そのほか、文章については、焦点がぼやけると何が言いたいかわからないプレスリリースになってしまうので「何をお勧めするのか」という点を押さえて書くように注意しています。あと、専門用語をできる限り使用しないようにしていて。「錦玉羹(きんぎょくかん)」「練り切り(ねりきり)」のように和菓子の世界では当たり前の言葉でもメディアの方やエンドユーザーの方に馴染みのない表現を使用しないように心がけています。

株式会社お亀堂インタビュー01

──特に、反響があったものなどありますか。

一つ目は、やはり「大福」でしょうか。プレスリリースでは理想としてきた『ふわっふわとろっとろ』を写真でも文章でも表現し、反響が出ましたね。

参考:【日本一ふわっふわとろっとろの大福】を目指して開発した「お亀堂」渾身の逸品が販売開始

株式会社お亀堂プレスリリース画像01
「【日本一ふわっふわとろっとろの大福】を目指して開発した「お亀堂」渾身の逸品が販売開始」より抜粋・加工

二つ目は、ひよこがモチーフの和菓子「ぴよ子」でしょうか。かわいらしさと「イースター」という点もあって、若い女性からの購入が増えました。先ほどお伝えした干支の辰をモチーフにした上生菓子同様、製造過程をこと細かに書き、写真では、卵の殻の中にあるぴよ子の胴体、その中にしっかりと包まれた餡がわかるように。また、大量に「ぴよ子」が並んでいるという非日常の写真をメインにもってきています。

参考:イースターや新生活をイメージした、ひよこがモチーフのあんこの和菓子「ぴよ子」4月1日より期間限定で販売開始

株式会社お亀堂プレスリリース画像02
「イースターや新生活をイメージした、ひよこがモチーフのあんこの和菓子「ぴよ子」4月1日より期間限定で販売開始」より抜粋・加工

目標は和菓子で「地域活性」と「伝統の継承」

──取材のきっかけになった「大福」以外にもたくさんの工夫が伺えてよかったです。最後に、お亀堂の今後の活動についてお聞かせください。

お亀堂としては、これからもミッションに掲げている和菓子への「挑戦」と「革新」を続けて、地域活性を牽引できるように頑張りたいと思っています。

和菓子は成熟したマーケットなので挑戦できることは少ないかもしれませんし、革新的なことも限られているのかもしれません。それでも恐れずに、いろいろと行っていきたい。
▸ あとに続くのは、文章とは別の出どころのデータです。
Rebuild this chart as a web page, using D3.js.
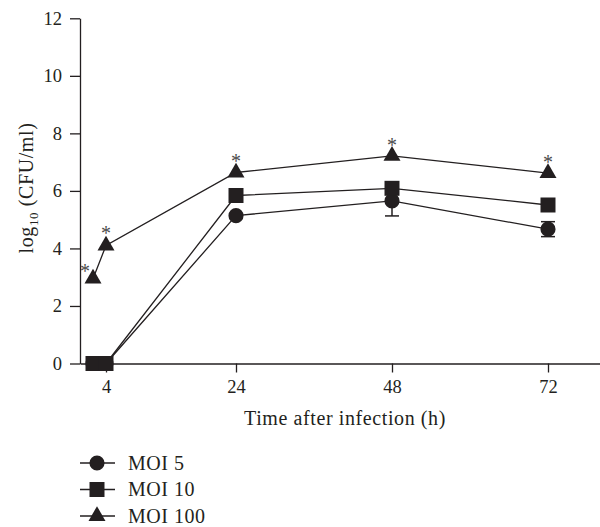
<!DOCTYPE html>
<html>
<head>
<meta charset="utf-8">
<script src="https://cdn.jsdelivr.net/npm/d3@7"></script>
<style>
  body { margin: 0; background: #fff; }
  svg { font-family: "Liberation Serif", "DejaVu Serif", serif; }
</style>
</head>
<body>
<div id="chart"></div>
<script>
// data
const hours = [2, 4, 24, 48, 72];
const xTicks = [4, 24, 48, 72];
const yTicks = [0, 2, 4, 6, 8, 10, 12];
const seriesNames = ['MOI 5', 'MOI 10', 'MOI 100'];
const moi5 = [0, 0, 5.14, 5.65, 4.67];
const moi5Err = [0, 0, 0.05, 0.52, 0.26];
const moi10 = [0, 0, 5.84, 6.09, 5.51];
const moi10Err = [0, 0, 0.05, 0.1, 0.06];
const moi100 = [2.95, 4.1, 6.64, 7.22, 6.62];
const moi100Err = [0, 0, 0, 0, 0];
const moi100Star = [true, true, true, true, true];

var width = 600, height = 527;
var ink = '#231f20';

var svg = d3.select('#chart').append('svg')
  .attr('width', width)
  .attr('height', height);

var x = d3.scaleLinear().domain([0, 80]).range([80, 600]);
var y = d3.scaleLinear().domain([0, 12]).range([363.5, 18.3]);

// axes
var yAxis = svg.append('g')
  .attr('transform', 'translate(80,0)')
  .call(d3.axisLeft(y).tickValues(yTicks).tickSize(10).tickPadding(8).tickSizeOuter(0));
var xAxis = svg.append('g')
  .attr('transform', 'translate(0,' + y(0) + ')')
  .call(d3.axisBottom(x).tickValues(xTicks).tickSize(9).tickPadding(7).tickSizeOuter(0));

[xAxis, yAxis].forEach(function(g) {
  g.selectAll('path, line').attr('stroke', ink).attr('stroke-width', 1.3);
  g.selectAll('text').attr('fill', ink).style('font-size', '18.5px').style('font-family', 'Liberation Serif');
});

// axis titles
svg.append('text')
  .attr('x', 345).attr('y', 425)
  .attr('text-anchor', 'middle')
  .attr('fill', ink)
  .style('font-size', '20px')
  .style('letter-spacing', '0.6px')
  .text('Time after infection (h)');

var yl = svg.append('text')
  .attr('transform', 'translate(33,188) rotate(-90)')
  .attr('text-anchor', 'middle')
  .attr('fill', ink)
  .style('font-size', '20px')
  .style('letter-spacing', '0.6px');
yl.append('tspan').text('log');
yl.append('tspan').attr('dy', 5).style('font-size', '13px').text('10');
yl.append('tspan').attr('dy', -5).text(' (CFU/ml)');

var series = [
  { name: seriesNames[0], vals: moi5, err: moi5Err, sym: d3.symbolCircle, size: 180 },
  { name: seriesNames[1], vals: moi10, err: moi10Err, sym: d3.symbolSquare, size: 225 },
  { name: seriesNames[2], vals: moi100, err: moi100Err, sym: d3.symbolTriangle, size: 125 }
];

var line = d3.line()
  .x(function(d) { return x(d.h); })
  .y(function(d) { return y(d.v); });

function pts(s) {
  return hours.map(function(h, i) { return { h: h, v: s.vals[i], e: s.err[i] }; });
}

// lines
series.forEach(function(s) {
  svg.append('path')
    .datum(pts(s))
    .attr('d', line)
    .attr('fill', 'none')
    .attr('stroke', ink)
    .attr('stroke-width', 1.3);
});

// error bars
series.forEach(function(s) {
  var g = svg.append('g').attr('stroke', ink).attr('stroke-width', 1.5);
  pts(s).filter(function(d) { return d.e > 0; }).forEach(function(d) {
    g.append('line').attr('x1', x(d.h)).attr('x2', x(d.h))
      .attr('y1', y(d.v - d.e)).attr('y2', y(d.v + d.e));
    g.append('line').attr('x1', x(d.h) - 7).attr('x2', x(d.h) + 7)
      .attr('y1', y(d.v - d.e)).attr('y2', y(d.v - d.e));
    g.append('line').attr('x1', x(d.h) - 7).attr('x2', x(d.h) + 7)
      .attr('y1', y(d.v + d.e)).attr('y2', y(d.v + d.e));
  });
});

// markers
series.forEach(function(s) {
  svg.selectAll(null)
    .data(pts(s))
    .enter()
    .append('path')
    .attr('d', d3.symbol().type(s.sym).size(s.size))
    .attr('transform', function(d) { return 'translate(' + x(d.h) + ',' + y(d.v) + ')'; })
    .attr('fill', ink);
});

// significance asterisks on MOI 100
svg.selectAll(null)
  .data(hours.map(function(h, i) { return { h: h, v: moi100[i], s: moi100Star[i], i: i }; }).filter(function(d) { return d.s; }))
  .enter()
  .append('text')
  .attr('x', function(d) { return x(d.h) + (d.i === 0 ? -8 : 0); })
  .attr('y', function(d) { return y(d.v) + (d.i === 0 ? -1 : (d.i === 1 ? -6 : -4)); })
  .attr('text-anchor', 'middle')
  .attr('fill', '#4a4a4a')
  .style('font-size', '20px')
  .text('*');

// legend
var legend = svg.append('g');
series.forEach(function(s, i) {
  var ly = 463 + i * 26.5;
  legend.append('line').attr('x1', 80).attr('x2', 115).attr('y1', ly).attr('y2', ly)
    .attr('stroke', ink).attr('stroke-width', 1.3);
  legend.append('path')
    .attr('d', d3.symbol().type(s.sym).size(s.size))
    .attr('transform', 'translate(97,' + ly + ')')
    .attr('fill', ink);
  legend.append('text')
    .attr('x', 128).attr('y', ly + 6.5)
    .attr('fill', ink)
    .style('font-size', '20px')
    .style('letter-spacing', '0.5px')
    .text(s.name);
});
</script>
</body>
</html>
私たちの企業活動が地域活性につながり、また私たちが手づくりする和菓子を通じて、日本の伝統文化や風習の継承にもつながったら、これほどうれしいことはありませんね。

株式会社お亀堂取材02

広報PRに活かされる地域活性に向けた4代目の思い

経営者であり和菓子職人である多忙な合間を縫って、終始丁寧に回答いただきましたが、言葉の端々からは、ヒットメーカーのこだわりや広報PRに取り組む姿勢、そして「地元(豊橋)を盛り上げたい」という思いが強く感じられました。

お亀堂の4代目森さんが大切にする広報PR活動ポイントは3つ。

  • ユーザー視点、メディア視点を大切に
  • 写真は映えと「非日常」を意識
  • 「地域」軸に周囲を巻き込んだ活動

地方から全国に向けてこれから新たに広報PR活動に取り組んでいきたい中小企業の方、特に食品を扱う企業の広報PR活動において、大いに参考にしていただける事例ではないでしょうか。